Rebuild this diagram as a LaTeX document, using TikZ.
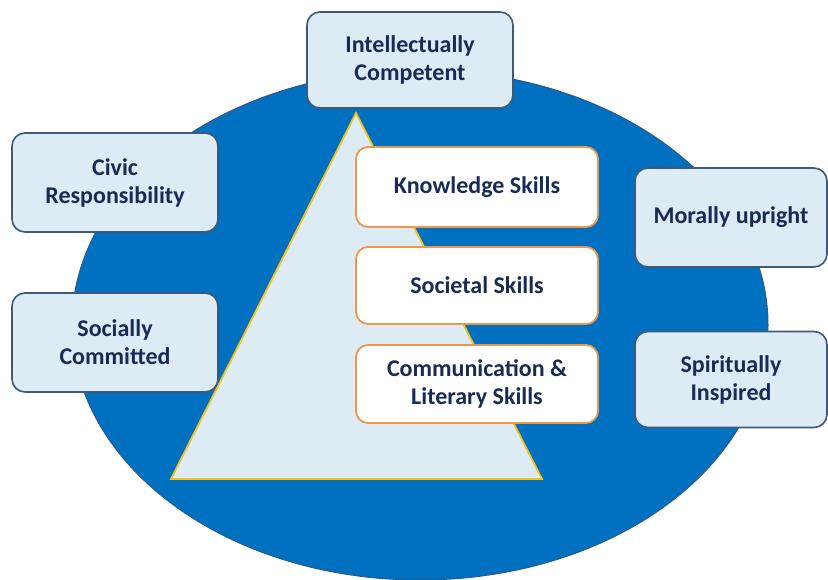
\documentclass[tikz,border=0pt]{standalone}
\usepackage{fontspec}
\setmainfont{Carlito}
\usetikzlibrary{shapes.geometric}
\definecolor{bigblue}{HTML}{0070C0}
\definecolor{ringline}{HTML}{2F5A86}
\definecolor{paleblue}{HTML}{DCEBF4}
\definecolor{boxline}{HTML}{3E5A78}
\definecolor{skillline}{HTML}{F0964A}
\definecolor{gold}{HTML}{F5C01A}
\definecolor{navy}{HTML}{172B55}
\tikzset{
  valuebox/.style={draw=boxline, line width=1.6pt, fill=paleblue, rounded corners=13pt,
    text=navy, font=\bfseries\fontsize{24}{28}\selectfont, align=center, inner sep=0pt},
  skillbox/.style={draw=skillline, line width=1.8pt, fill=white, rounded corners=12pt,
    text=navy, font=\bfseries\fontsize{24}{28}\selectfont, align=center, inner sep=0pt,
    minimum width=242pt},
}
\begin{document}
\begin{tikzpicture}[x=1pt,y=-1pt]
\useasboundingbox (0,0) rectangle (828,580);
% big ellipse
\node[draw=ringline, line width=1pt, fill=bigblue, ellipse, minimum width=696pt, minimum height=510pt, inner sep=0pt] (ring) at (420,325) {};
% pyramid
\coordinate (apex) at (356,113);
\coordinate (bl) at (171,479);
\coordinate (br) at (542,479);
\draw[gold, line width=1.8pt, fill=paleblue, line join=miter] (apex) -- (bl) -- (br) -- cycle;
% value boxes
\node[valuebox, minimum width=206pt, minimum height=96pt] (intel) at (410,60) {Intellectually\\Competent};
\node[valuebox, minimum width=206pt, minimum height=99pt] (civic) at (115,182.5) {Civic\\Responsibility};
\node[valuebox, minimum width=206pt, minimum height=99pt] (social) at (115,342.5) {Socially\\Committed};
\node[valuebox, minimum width=192pt, minimum height=99pt] (moral) at (731,217.5) {Morally upright};
\node[valuebox, minimum width=192pt, minimum height=96pt] (spirit) at (731,379.5) {Spiritually\\Inspired};
% skill boxes
\node[skillbox, minimum height=80pt] (know) at (477,187) {Knowledge Skills};
\node[skillbox, minimum height=77pt] (soc) at (477,285.5) {Societal Skills};
\node[skillbox, minimum height=78pt] (comm) at (477,384) {Communication \&\\Literary Skills};
\end{tikzpicture}
\end{document}
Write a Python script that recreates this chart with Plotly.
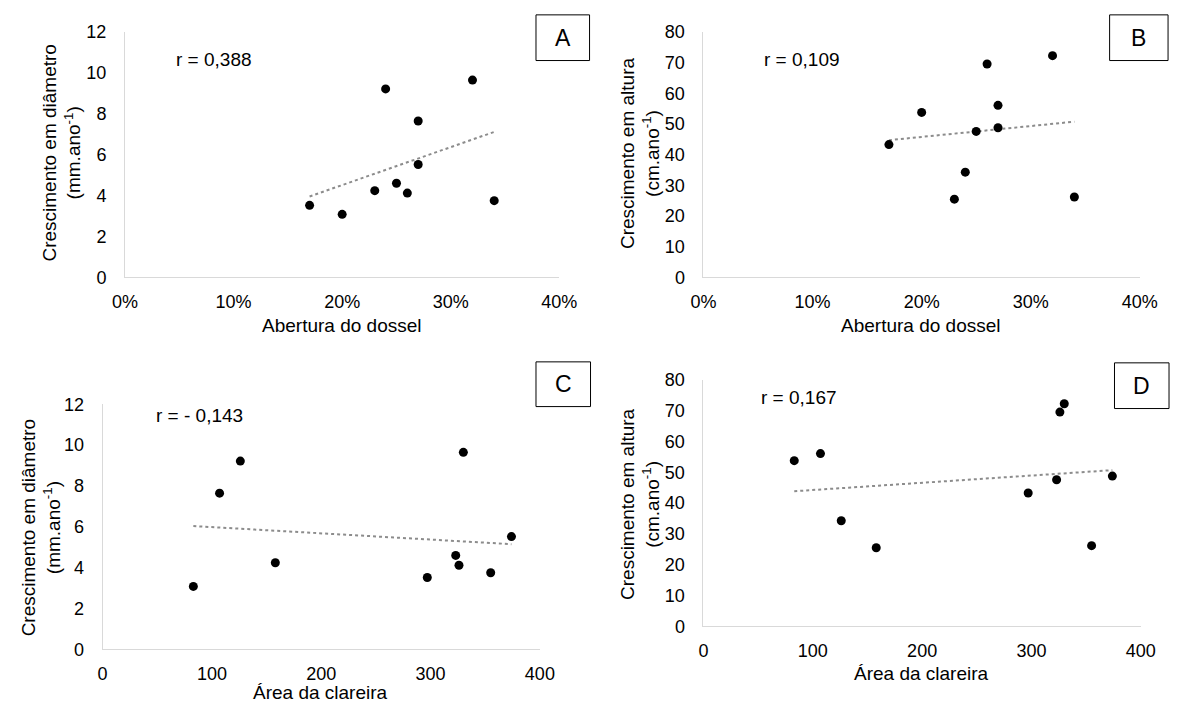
import numpy as np
import plotly.graph_objects as go

# ---- data ----
canopy_open = [0.17, 0.20, 0.23, 0.24, 0.25, 0.26, 0.27, 0.27, 0.32, 0.34]
gap_area = [297, 83, 158, 126, 323, 326, 107, 374, 330, 355]
diam_growth = [3.52, 3.08, 4.24, 9.22, 4.60, 4.12, 7.65, 5.52, 9.65, 3.75]
height_growth = [43.3, 53.8, 25.5, 34.3, 47.6, 69.6, 56.1, 48.8, 72.3, 26.2]

r_labels = ["r = 0,388", "r = 0,109", "r = - 0,143", "r = 0,167"]
panel_letters = ["A", "B", "C", "D"]
x_titles = ["Abertura do dossel", "Abertura do dossel", "Área da clareira", "Área da clareira"]
y_titles = ["Crescimento em diâmetro<br>(mm.ano<sup>-1</sup>)",
            "Crescimento em altura<br>(cm.ano<sup>-1</sup>)",
            "Crescimento em diâmetro<br>(mm.ano<sup>-1</sup>)",
            "Crescimento em altura<br>(cm.ano<sup>-1</sup>)"]

W, H = 1188, 715
FONT = "Arial, 'Liberation Sans', sans-serif"
TXT = "#000000"
TICK_SIZE = 18
LABEL_SIZE = 19

panels = [
    dict(x=canopy_open, y=diam_growth, px=(115, 561), py=(22.7, 275), xr=[0, 0.4], xd=0.1, xf=".0%", yr=[0, 12], yd=2,
         r_pos=(206, 51), box=(537, 5, 592, 52), xt=(338, 325), yt=(50, 147)),
    dict(x=canopy_open, y=height_growth, px=(709, 1157), py=(22.7, 275), xr=[0, 0.4], xd=0.1, xf=".0%", yr=[0, 80], yd=10,
         r_pos=(810, 51), box=(1126, 5, 1186, 52), xt=(932, 325), yt=(644, 147)),
    dict(x=gap_area, y=diam_growth, px=(92, 541), py=(405.7, 657.7), xr=[0, 400], xd=100, xf="", yr=[0, 12], yd=2,
         r_pos=(192, 417), box=(537, 362, 593, 408), xt=(316, 702), yt=(29, 532)),
    dict(x=gap_area, y=height_growth, px=(709, 1158), py=(380.7, 634), xr=[0, 400], xd=100, xf="", yr=[0, 80], yd=10,
         r_pos=(807, 399), box=(1131, 363, 1187, 410), xt=(933, 683), yt=(644, 508)),
]

fig = go.Figure()
annotations = []
shapes = []

for i, p in enumerate(panels):
    n = "" if i == 0 else str(i + 1)
    xa, ya = "x" + n, "y" + n
    xs = np.array(p["x"], dtype=float)
    ys = np.array(p["y"], dtype=float)
    m, b = np.polyfit(xs, ys, 1)
    lx = np.array([xs.min(), xs.max()])
    fig.add_trace(go.Scatter(x=lx, y=m * lx + b, mode="lines", xaxis=xa, yaxis=ya,
                             line=dict(color="#8c8c8c", width=2, dash="dot"), showlegend=False, hoverinfo="skip"))
    fig.add_trace(go.Scatter(x=xs, y=ys, mode="markers", xaxis=xa, yaxis=ya,
                             marker=dict(color="black", size=9), showlegend=False, hoverinfo="x+y"))

    xdom = [p["px"][0] / W, p["px"][1] / W]
    ydom = [1 - p["py"][1] / H, 1 - p["py"][0] / H]
    fig.update_layout(**{
        "xaxis" + n: dict(domain=xdom, range=p["xr"], dtick=p["xd"], tick0=0, tickformat=p["xf"],
                          showgrid=False, zeroline=False, showline=True, linecolor="#d9d9d9", linewidth=1,
                          ticks="outside", ticklen=8, tickcolor="rgba(0,0,0,0)",
                          tickfont=dict(family=FONT, size=TICK_SIZE, color=TXT), anchor=ya, fixedrange=True),
        "yaxis" + n: dict(domain=ydom, range=p["yr"], dtick=p["yd"], tick0=0,
                          showgrid=False, zeroline=False, showline=True, linecolor="#d9d9d9", linewidth=1,
                          ticks="outside", ticklen=14, tickcolor="rgba(0,0,0,0)",
                          tickfont=dict(family=FONT, size=TICK_SIZE, color=TXT), anchor=xa, fixedrange=True),
    })

    # r value
    annotations.append(dict(text=r_labels[i], x=p["r_pos"][0] / W, y=1 - p["r_pos"][1] / H, xref="paper", yref="paper",
                            xanchor="center", yanchor="middle", showarrow=False,
                            font=dict(family=FONT, size=LABEL_SIZE, color=TXT)))
    # panel letter box
    x0, y0, x1, y1 = p["box"]
    shapes.append(dict(type="rect", xref="paper", yref="paper", x0=x0 / W, x1=x1 / W, y0=1 - y1 / H, y1=1 - y0 / H,
                       line=dict(color="black", width=1), fillcolor="white"))
    annotations.append(dict(text=panel_letters[i], x=(x0 + x1) / 2 / W, y=1 - (y0 + y1) / 2 / H,
                            xref="paper", yref="paper", xanchor="center", yanchor="middle", showarrow=False,
                            font=dict(family=FONT, size=23, color=TXT)))
    # axis titles
    annotations.append(dict(text=x_titles[i], x=p["xt"][0] / W, y=1 - p["xt"][1] / H, xref="paper", yref="paper",
                            xanchor="center", yanchor="middle", showarrow=False,
                            font=dict(family=FONT, size=LABEL_SIZE, color=TXT)))
    annotations.append(dict(text=y_titles[i], x=p["yt"][0] / W, y=1 - p["yt"][1] / H, xref="paper", yref="paper",
                            xanchor="center", yanchor="middle", showarrow=False, textangle=-90,
                            font=dict(family=FONT, size=LABEL_SIZE, color=TXT)))

fig.update_layout(width=W, height=H, autosize=False, margin=dict(l=0, r=0, t=0, b=0),
                  paper_bgcolor="white", plot_bgcolor="white",
                  annotations=annotations, shapes=shapes, font=dict(family=FONT, color=TXT))

fig.write_html("out.html", config={"displayModeBar": False},
               post_script="document.body.style.margin='0';document.body.style.overflow='hidden';")
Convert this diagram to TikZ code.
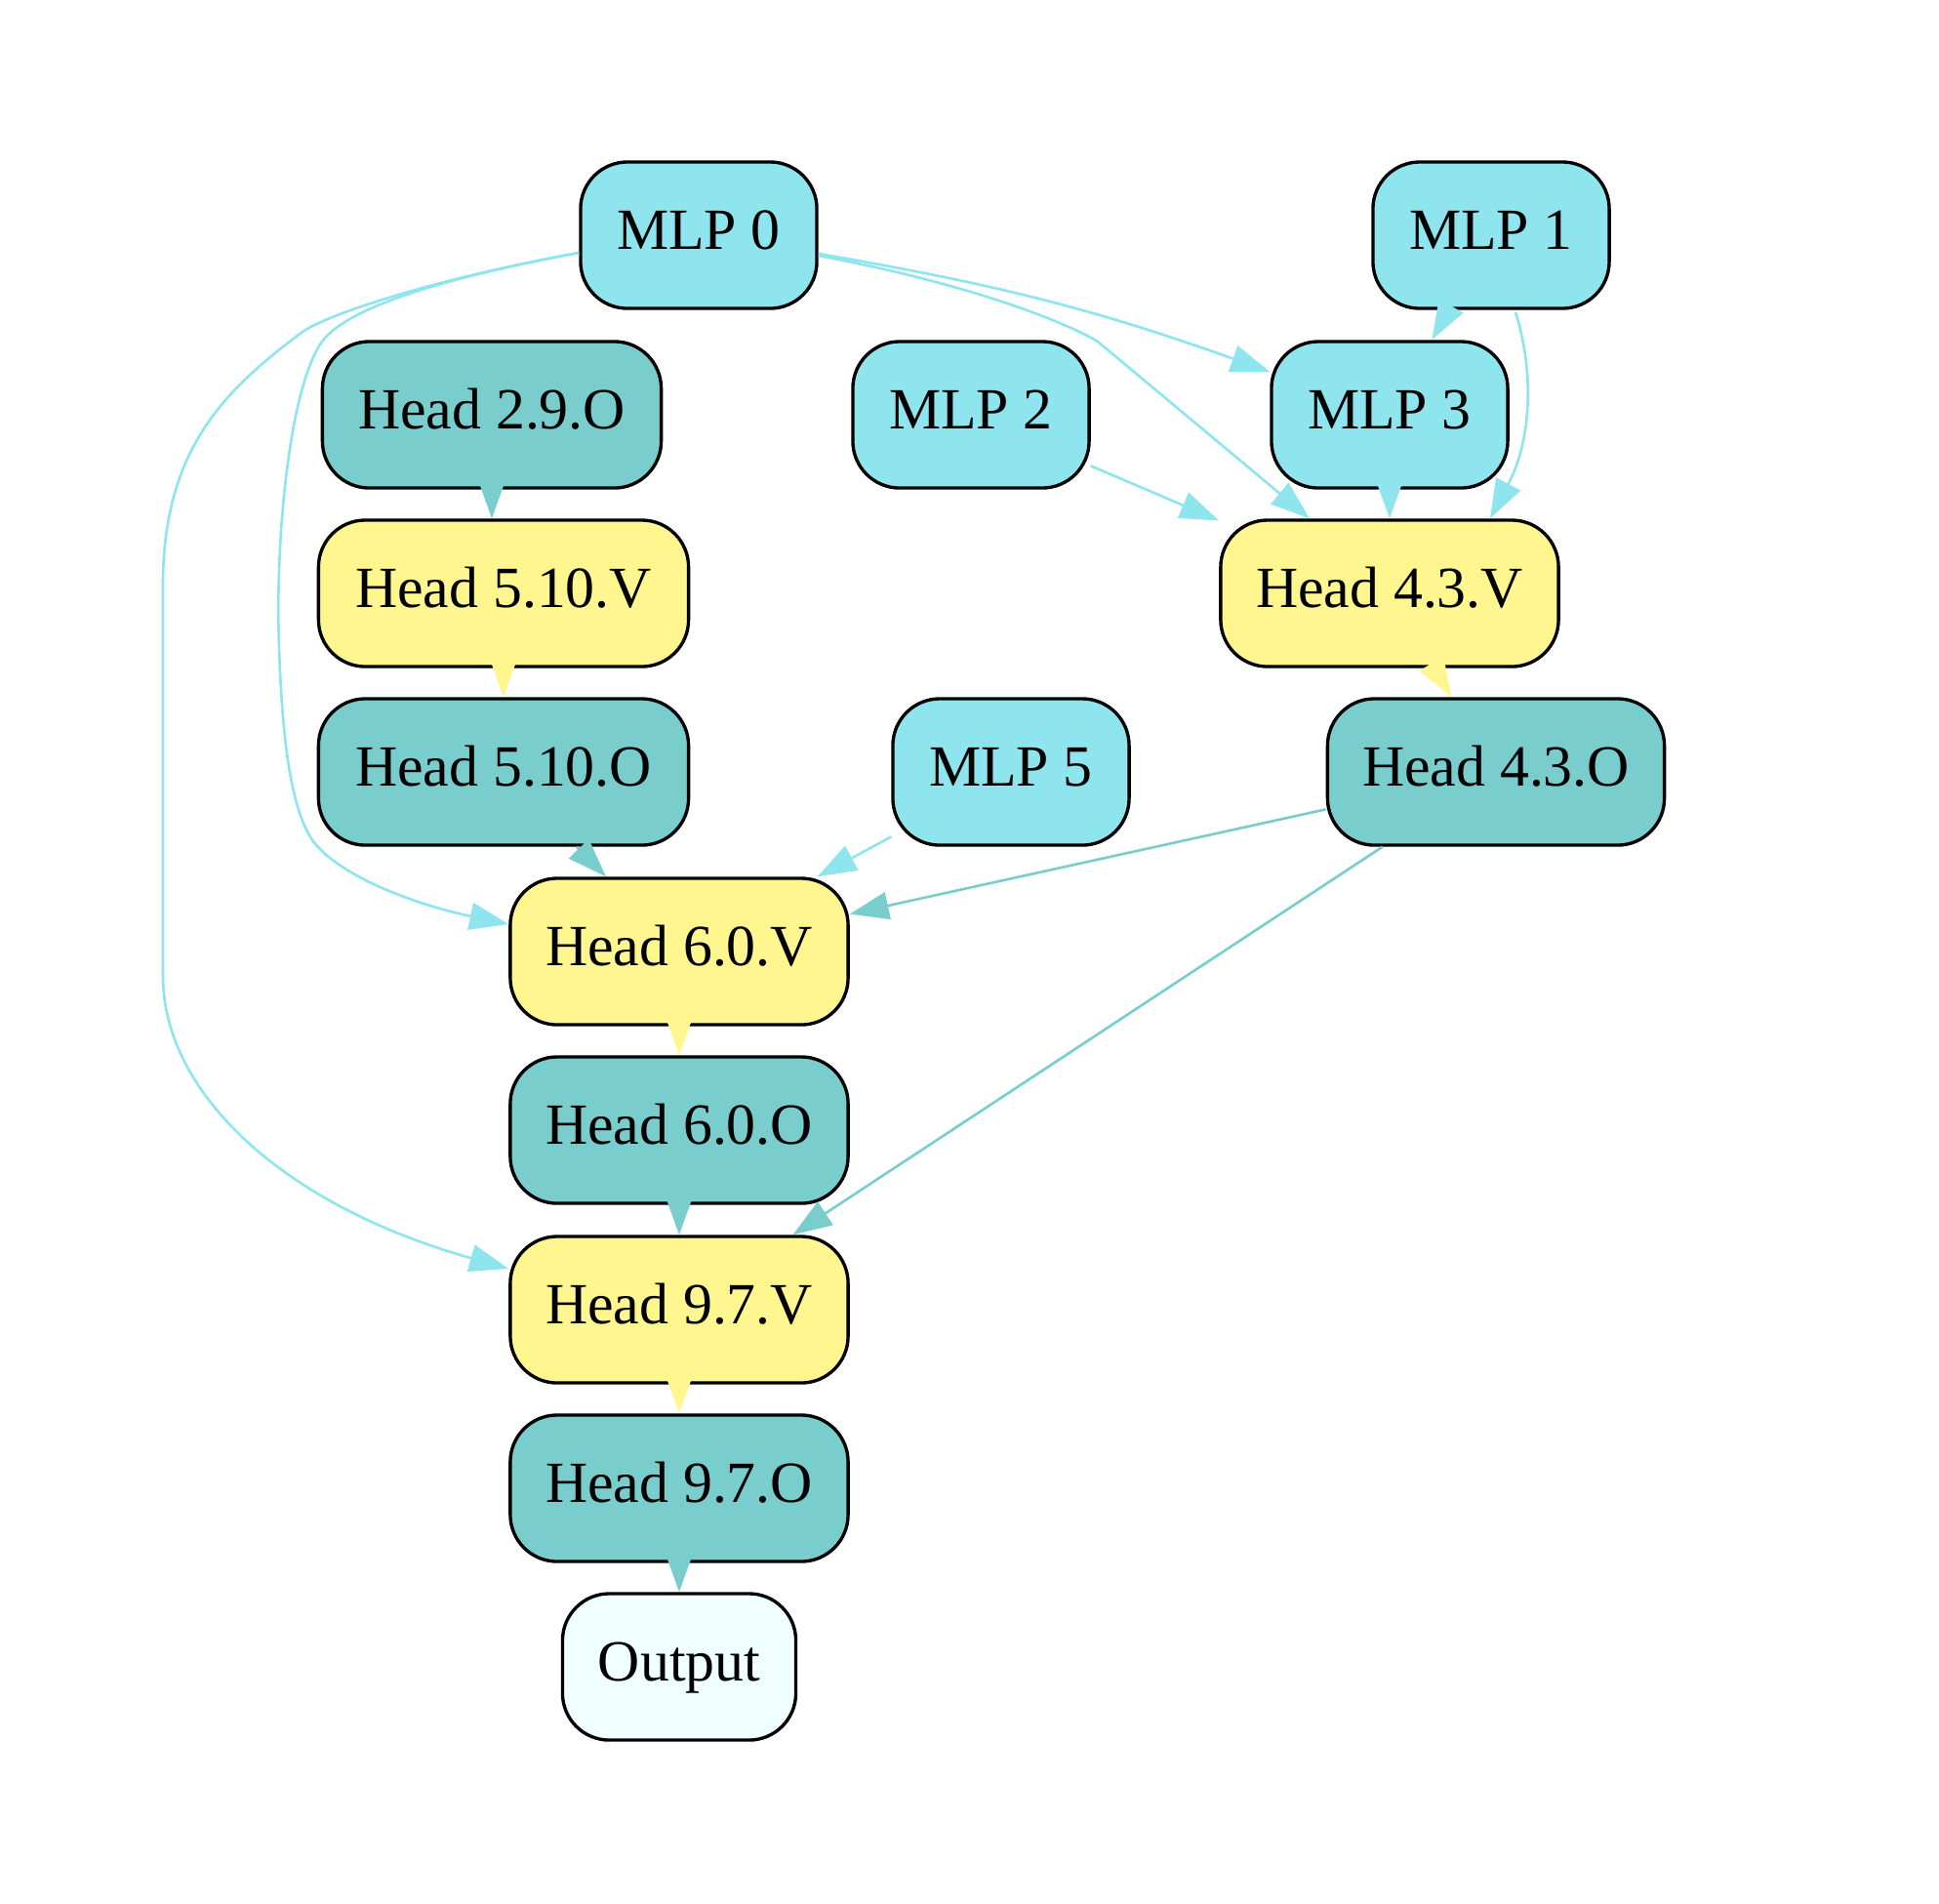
================================
• [What you have to do]:
Begin with the line that contains "Write a Python", end with the line that contains "import plotly.graph_objects as go", and set down every line in that range exactly as it stands, minus the pictures.

• [Exercise result]:
Write a Python script that recreates this chart with Plotly.
import numpy as np
import plotly.graph_objects as go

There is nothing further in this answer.